At the heart of most massive galaxies lies a supermassive black hole. When this black hole actively feeds on surrounding gas, it can unleash tremendous amounts of energy in the form of powerful, relativistic jets. These jets blast out of the galaxy and plow into the intergalactic medium. A fascinating question arises: what happens when a galaxy's jet is pointed directly along the axis of the very cosmic filament that is feeding it?
One can model the filament as a self-gravitating cylinder of gas, held together by its own gravity but also stabilized by its internal pressure. The AGN jet inflates a cocoon of hot, high-pressure plasma around the filament. If the pressure from this cocoon becomes strong enough, it can overcome the filament's self-gravity and blow it apart. There exists a critical jet power, a tipping point beyond which the galaxy's feedback is strong enough to sever its own cosmic lifeline. This cosmic duel—the filament's gravity trying to build up the galaxy, and the galaxy's central engine trying to choke off its own fuel supply—is a crucial mechanism for regulating galaxy growth. It helps explain why the most massive galaxies are not even more massive than they are.

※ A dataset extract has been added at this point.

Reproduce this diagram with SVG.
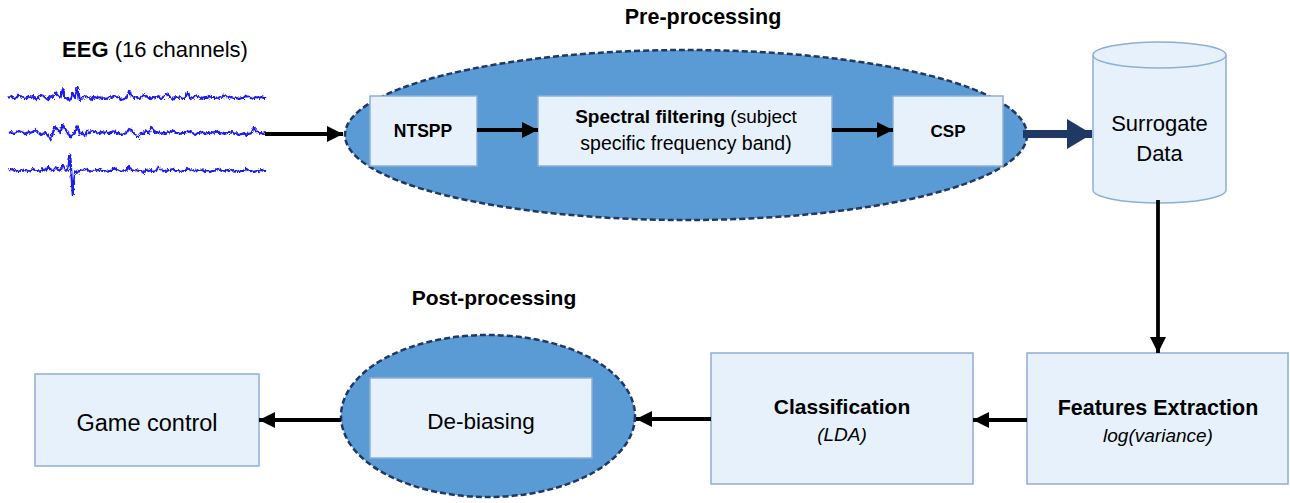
<svg xmlns="http://www.w3.org/2000/svg" width="1290" height="503" viewBox="0 0 1290 503">
  <style>
    text { font-family: "Liberation Sans", Arial, sans-serif; fill: #000; text-anchor: middle; }
    .b { font-weight: bold; }
    .i { font-style: italic; }
    .box { fill: #E6F1FC; stroke: #8FAED6; stroke-width: 1.5; }
    .zone { fill: #5B9BD5; stroke: #203864; stroke-width: 2.5; stroke-dasharray: 6 3; }
    .wave { fill: none; stroke: #1A1AF0; stroke-width: 2.2; stroke-linejoin: round; }
    .arr { fill: none; stroke: #000; stroke-width: 3.8; marker-end: url(#head); }
  </style>
  <defs>
    <marker id="head" markerUnits="userSpaceOnUse" markerWidth="17" markerHeight="18" refX="16" refY="9" orient="auto">
      <path d="M0,1 L16,9 L0,17 Z" fill="#000"/>
    </marker>
    <marker id="headBig" markerUnits="userSpaceOnUse" markerWidth="26" markerHeight="32" refX="25" refY="16" orient="auto">
      <path d="M0,1 L25,16 L0,31 Z" fill="#203864"/>
    </marker>
    <!-- fine jitter for the recorded signal traces -->
    <filter id="jitter" x="-2%" y="-40%" width="104%" height="180%">
      <feTurbulence type="turbulence" baseFrequency="0.6 0.2" numOctaves="2" seed="3" result="n"/>
      <feDisplacementMap in="SourceGraphic" in2="n" scale="3" xChannelSelector="R" yChannelSelector="G"/>
    </filter>
  </defs>

  <!-- EEG input signals -->
  <g id="eeg">
    <text x="155" y="57" font-size="22"><tspan class="b">EEG</tspan> (16 channels)</text>
    <g filter="url(#jitter)">
    <path class="wave" d="M8,97 l2.45,-2 2.45,3 2.45,-1 2.45,-3 2.45,2 2.45,1 2.45,1 2.45,-3 2.45,2 2.45,-2 2.45,4 2.45,-2 2.45,-3 2.45,1 2.45,2 2.45,2 2.45,-4 2.45,2 2.45,-5 2.45,3 2.45,2 2.45,-9 2.45,10 2.45,-1 2.45,3 2.45,-7 2.45,4 2.45,-10 2.45,13 2.45,-3 2.45,-2 2.45,1 2.45,1 2.45,2 2.45,-3 2.45,1 2.45,-1 2.45,2 2.45,-1 2.45,1 2.45,-2 2.45,1 2.45,-2 2.45,1 2.45,1 2.45,2 2.45,-1 2.45,-1 2.45,-7 2.45,5 2.45,2 2.45,-1 2.45,2 2.45,-1 2.45,-3 2.45,1 2.45,2 2.45,1 2.45,-2 2.45,1 2.45,-2 2.45,3 2.45,-1 2.45,-4 2.45,1 2.45,3 2.45,2 2.45,-3 2.45,1 2.45,-1 2.45,2 2.45,-1 2.45,-5 2.45,6 2.45,-1 2.45,-2 2.45,1 2.45,1 2.45,1 2.45,-1 2.45,0 2.45,-2 2.45,2 2.45,0 2.45,1 2.45,-2 2.45,1 2.45,-3 2.45,2 2.45,1 2.45,-1 2.45,2 2.45,-1 2.45,1 2.45,-1 2.45,0 2.45,-2 2.45,1 2.45,1 2.45,1 2.45,-2 2.45,1 2.45,-1 2.45,1 2.45,0"/>
    <path class="wave" d="M8,132 l2.45,-1 2.45,2 2.45,-1 2.45,-2 2.45,1 2.45,1 2.45,2 2.45,-3 2.45,1 2.45,-1 2.45,-2 2.45,3 2.45,2 2.45,-1 2.45,-1 2.45,3 2.45,4 2.45,-7 2.45,-6 2.45,3 2.45,3 2.45,-8 2.45,4 2.45,4 2.45,5 2.45,-3 2.45,-2 2.45,-7 2.45,9 2.45,-2 2.45,4 2.45,-6 2.45,2 2.45,-2 2.45,1 2.45,1 2.45,1 2.45,-2 2.45,1 2.45,-1 2.45,2 2.45,-1 2.45,-2 2.45,3 2.45,-1 2.45,2 2.45,-1 2.45,-1 2.45,-4 2.45,1 2.45,3 2.45,3 2.45,2 2.45,-5 2.45,1 2.45,-3 2.45,2 2.45,-5 2.45,2 2.45,3 2.45,-1 2.45,2 2.45,-1 2.45,1 2.45,-2 2.45,1 2.45,-3 2.45,3 2.45,0 2.45,1 2.45,-1 2.45,0 2.45,-2 2.45,1 2.45,1 2.45,2 2.45,-2 2.45,0 2.45,-1 2.45,2 2.45,-1 2.45,1 2.45,-2 2.45,1 2.45,-2 2.45,3 2.45,-1 2.45,1 2.45,-1 2.45,0 2.45,-1 2.45,2 2.45,-1 2.45,2 2.45,-1 2.45,-1 2.45,3 2.45,-2 2.45,-1 2.45,-5 2.45,3 2.45,2 2.45,0 2.45,1 2.45,-1"/>
    <path class="wave" d="M8,170 l2.45,-2 2.45,1 2.45,1 2.45,1 2.45,-2 2.45,1 2.45,-1 2.45,2 2.45,-1 2.45,-2 2.45,2 2.45,0 2.45,1 2.45,-3 2.45,2 2.45,-4 2.45,3 2.45,1 2.45,-3 2.45,1 2.45,2 2.45,-6 2.45,5 2.45,1 2.45,-16 2.45,40 2.45,-24 2.45,2 2.45,-3 2.45,1 2.45,-2 2.45,1 2.45,1 2.45,1 2.45,-2 2.45,1 2.45,-2 2.45,2 2.45,0 2.45,1 2.45,-1 2.45,0 2.45,-3 2.45,2 2.45,1 2.45,1 2.45,-2 2.45,1 2.45,-5 2.45,4 2.45,1 2.45,-1 2.45,1 2.45,0 2.45,2 2.45,-3 2.45,1 2.45,-1 2.45,2 2.45,-1 2.45,-4 2.45,3 2.45,1 2.45,1 2.45,-2 2.45,1 2.45,-2 2.45,2 2.45,0 2.45,1 2.45,-1 2.45,0 2.45,-3 2.45,2 2.45,1 2.45,1 2.45,-2 2.45,1 2.45,-1 2.45,2 2.45,-1 2.45,1 2.45,-1 2.45,0 2.45,-2 2.45,1 2.45,1 2.45,1 2.45,-2 2.45,1 2.45,-1 2.45,2 2.45,-1 2.45,1 2.45,-1 2.45,0 2.45,-2 2.45,2 2.45,0 2.45,1 2.45,-1 2.45,0 2.45,-1 2.45,1 2.45,0"/>
    </g>
  </g>

  <!-- Pre-processing stage -->
  <g id="preprocessing">
    <text class="b" x="703" y="24" font-size="21.5">Pre-processing</text>
    <ellipse class="zone" cx="686" cy="135" rx="341" ry="85"/>
  </g>
  <g id="ntspp">
    <rect class="box" x="370" y="96" width="107" height="70"/>
    <text class="b" x="423" y="137" font-size="17.5">NTSPP</text>
  </g>
  <g id="spectral">
    <rect class="box" x="538" y="96" width="294" height="70"/>
    <text x="686" y="123" font-size="19"><tspan class="b">Spectral filtering</tspan> (subject</text>
    <text x="686" y="150" font-size="19.5">specific frequency band)</text>
  </g>
  <g id="csp">
    <rect class="box" x="893" y="96" width="110" height="70"/>
    <text class="b" x="948" y="137" font-size="17">CSP</text>
  </g>

  <!-- Surrogate data store -->
  <g id="surrogate">
    <path d="M1093,55 V190 A66.5,13 0 0 0 1226,190 V55" fill="#E6F1FC" stroke="#8FAED6" stroke-width="1.5"/>
    <ellipse cx="1159.5" cy="55" rx="66.5" ry="13" fill="#E6F1FC" stroke="#8FAED6" stroke-width="1.5"/>
    <text x="1159.5" y="131" font-size="22">Surrogate</text>
    <text x="1159.5" y="161" font-size="22">Data</text>
  </g>

  <g id="features">
    <rect class="box" x="1027" y="353" width="261" height="131"/>
    <text class="b" x="1158" y="415" font-size="21.5">Features Extraction</text>
    <text class="i" x="1158" y="442" font-size="19">log(variance)</text>
  </g>

  <g id="classification">
    <rect class="box" x="711" y="353" width="262" height="131"/>
    <text class="b" x="842" y="414" font-size="21">Classification</text>
    <text class="i" x="842" y="441" font-size="19">(LDA)</text>
  </g>

  <!-- Post-processing stage -->
  <g id="postprocessing">
    <text class="b" x="494" y="305" font-size="21">Post-processing</text>
    <ellipse class="zone" cx="488" cy="416" rx="147" ry="81"/>
  </g>
  <g id="debiasing">
    <rect class="box" x="370" y="378" width="222" height="80"/>
    <text x="481" y="429" font-size="22.5">De-biasing</text>
  </g>

  <g id="game-control">
    <rect class="box" x="35" y="374" width="224" height="92"/>
    <text x="147" y="431" font-size="23.5">Game control</text>
  </g>

  <!-- Connectors -->
  <g id="connectors">
    <line class="arr" x1="265" y1="134" x2="343" y2="134"/>
    <line class="arr" x1="477" y1="130" x2="538" y2="130"/>
    <line class="arr" x1="832" y1="130" x2="893" y2="130"/>
    <line x1="1023" y1="134" x2="1092" y2="134" stroke="#203864" stroke-width="8" marker-end="url(#headBig)"/>
    <line class="arr" x1="1158" y1="200" x2="1158" y2="353"/>
    <line class="arr" x1="1027" y1="420" x2="973" y2="420"/>
    <line class="arr" x1="711" y1="419" x2="636" y2="419"/>
    <line class="arr" x1="341" y1="420" x2="259" y2="420"/>
  </g>
</svg>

From bending the light of the most distant objects to choreographing the dance of local satellites, from building spinning galactic disks to being torn asunder by the creations they spawn, the cosmic web is revealed to be the central, dynamic player in the evolution of the universe. It is a testament to the profound unity of physics, where the same fundamental laws orchestrate the universe's structure on all scales, from the nucleus of a single atom to the interconnected tapestry of the cosmos.